Please make this your own for editing: click File > Save a Copy in Drive

Set the runtime as T4 GPU. Click the triangle arrow top right, click Change Runtime Type, Select T4 GPU. You may need to reload the notebook

Work through to understand each step. Use Google and an LLM to help you

In [None]:
# ✅ Step 0: Install required libraries (only run once in Colab)
!pip install datasets -U transformers

In [None]:
# ✅ Step 1: Imports
from datasets import load_dataset
from transformers import BertTokenizer, BertForSequenceClassification, Trainer, TrainingArguments
import torch
import numpy as np
from sklearn.metrics import accuracy_score

In [None]:
# ✅ Step 2: Load the IMDB dataset and take a small subset for quick training
dataset = load_dataset("imdb", split={"train": "train[:2000]", "test": "test[:1000]"})
small_train = dataset["train"]
small_test = dataset["test"]

In [None]:
# ✅ Step 3: Load tokenizer
tokenizer = BertTokenizer.from_pretrained("bert-base-uncased")

In [None]:
# ✅ Step 4: Tokenise text
def tokenize(batch):
    return tokenizer(batch["text"], padding="max_length", truncation=True, max_length=512)

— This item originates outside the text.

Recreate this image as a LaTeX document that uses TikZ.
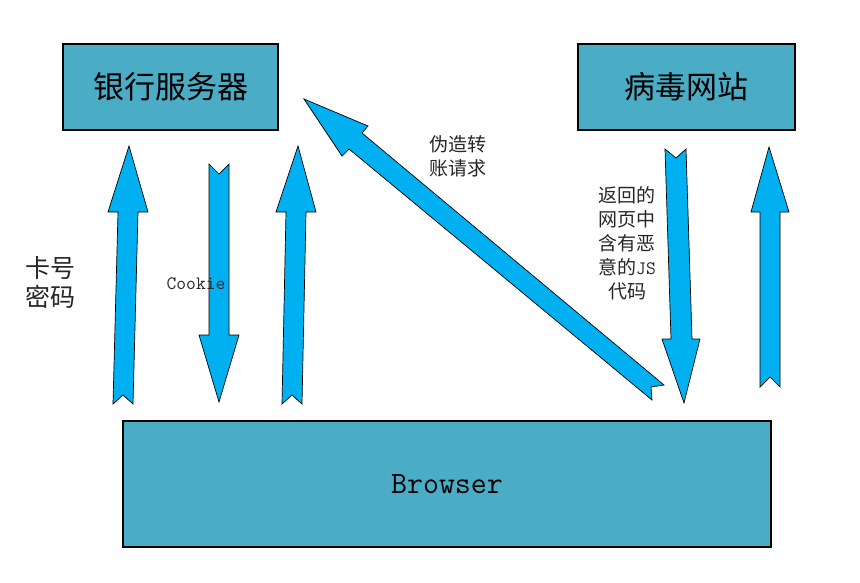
\documentclass[tikz,border=0pt]{standalone}
\usepackage{fontspec}
\newfontfamily\cjk{Noto Sans CJK SC}
\newfontfamily\mono{Latin Modern Mono}
\definecolor{boxfill}{HTML}{4BACC6}
\definecolor{arrfill}{HTML}{00B0F0}
\begin{document}
\begin{tikzpicture}[x=1pt,y=-1pt,
  box/.style={draw=black,line width=2.5pt,fill=boxfill,inner sep=0pt},
  blockarrow/.style={draw=black,line width=0.7pt,fill=arrfill,line join=miter},
  lbl/.style={align=center,inner sep=0pt,text=black!85}]
\useasboundingbox (0,0) rectangle (860,582);
% boxes
\node[box,minimum width=215pt,minimum height=86pt] (bank) at (170.5,87) {\fontsize{31}{36}\selectfont\cjk 银行服务器};
\node[box,minimum width=217pt,minimum height=86pt] (virus) at (686.5,87) {\fontsize{31}{36}\selectfont\cjk 病毒网站};
\node[box,minimum width=648pt,minimum height=126pt] (browser) at (447,484) {\fontsize{31}{36}\selectfont\mono Browser};
% block arrows
\draw[blockarrow] (113,404) -- (123,395) -- (133,404) -- (138,212) -- (148,212) -- (129,146) -- (108,212) -- (118,212) -- cycle;
\draw[blockarrow] (209,164) -- (219,174) -- (229,164) -- (229,335) -- (239,335) -- (219,402) -- (199,335) -- (209,335) -- cycle;
\draw[blockarrow] (282,404) -- (292,395) -- (302,404) -- (306,212) -- (316,212) -- (298,146) -- (276,212) -- (286,212) -- cycle;
\draw[blockarrow] (664,385) -- (651,387) -- (652,400) -- (349,149) -- (342,156) -- (304,99) -- (368,126) -- (362,133) -- cycle;
\draw[blockarrow] (665,149) -- (676,158) -- (686,149) -- (692,339) -- (700,339) -- (684,403) -- (662,339) -- (671,339) -- cycle;
\draw[blockarrow] (760,387) -- (770,377) -- (780,387) -- (780,212) -- (789,212) -- (769,147) -- (751,212) -- (760,212) -- cycle;
% labels
\node[lbl,font=\fontsize{25}{29}\selectfont\cjk] (card) at (50,282) {卡号\\密码};
\node[lbl,font=\fontsize{19}{20}\selectfont\mono] (cookie) at (196,284) {Cookie};
\node[lbl,font=\fontsize{19}{24}\selectfont\cjk] (forge) at (458,156) {伪造转\\账请求};
\node[lbl,font=\fontsize{19}{24}\selectfont\cjk] (js) at (627,243) {返回的\\网页中\\含有恶\\意的{\mono\fontsize{19}{24}\selectfont JS}\\代码};
\end{tikzpicture}
\end{document}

train_enc = small_train.map(tokenize, batched=True)
test_enc = small_test.map(tokenize, batched=True)

In [None]:
# ✅ Step 5: Set PyTorch format
train_enc.set_format("torch", columns=["input_ids", "attention_mask", "label"])
test_enc.set_format("torch", columns=["input_ids", "attention_mask", "label"])

In [None]:
# ✅ Step 6: Load model
model = BertForSequenceClassification.from_pretrained("bert-base-uncased", num_labels=2)

In [None]:
# ✅ Step 7: Define metrics
def compute_metrics(eval_pred):
    logits, labels = eval_pred
    predictions = np.argmax(logits, axis=-1)
    return {"accuracy": accuracy_score(labels, predictions)}

In [None]:
# ✅ Step 8: Training arguments (tuned for Colab + T4 GPU)
training_args = TrainingArguments(
    output_dir="./bert-imdb",
    per_device_train_batch_size=8,
    per_device_eval_batch_size=8,
    num_train_epochs=2,
    eval_strategy="epoch",
    save_strategy="no",
    logging_steps=10,
    logging_dir="./logs",
    load_best_model_at_end=False,
    report_to="none",  # turn off wandb
)

In [None]:
# ✅ Step 9: Train
trainer = Trainer(
    model=model,
    args=training_args,
    train_dataset=train_enc,
    eval_dataset=test_enc,
    compute_metrics=compute_metrics,
)

trainer.train()

In [None]:
import torch

# after trainer.train()
device = torch.device("cuda" if torch.cuda.is_available() else "cpu")
model.to(device)

In [None]:
# ✅ Step 10: Evaluate
metrics = trainer.evaluate()
print("✅ Test Accuracy:", metrics["eval_accuracy"])

In [None]:
# ✅ Step 11: Make a predictive function
def predict_sentiment(text):
    # Tokenise and immediately move tensors to the same device as model
    inputs = tokenizer(
        text,
        return_tensors="pt",
        truncation=True,
        padding=True,
        max_length=512
    ).to(device)

    model.eval()
    with torch.no_grad():
        outputs = model(**inputs)
        logits = outputs.logits
        probs = torch.nn.functional.softmax(logits, dim=-1)
        pred = torch.argmax(probs, dim=1).item()
        confidence = probs[0, pred].item()

    sentiment = "👍 Positive" if pred == 1 else "👎 Negative"
    print(f"Sentiment: {sentiment} ({confidence:.2%} confidence)")

In [None]:
predict_sentiment("I loved the movie.")
predict_sentiment("It was boring, slow, and way too long. I wouldn't recommend it.")



---



---



---



Well done for getting to the end of this Notebook!

How was the performance of the model?

Maybe you can spot the error that causes the performance to be low... Easily fixed!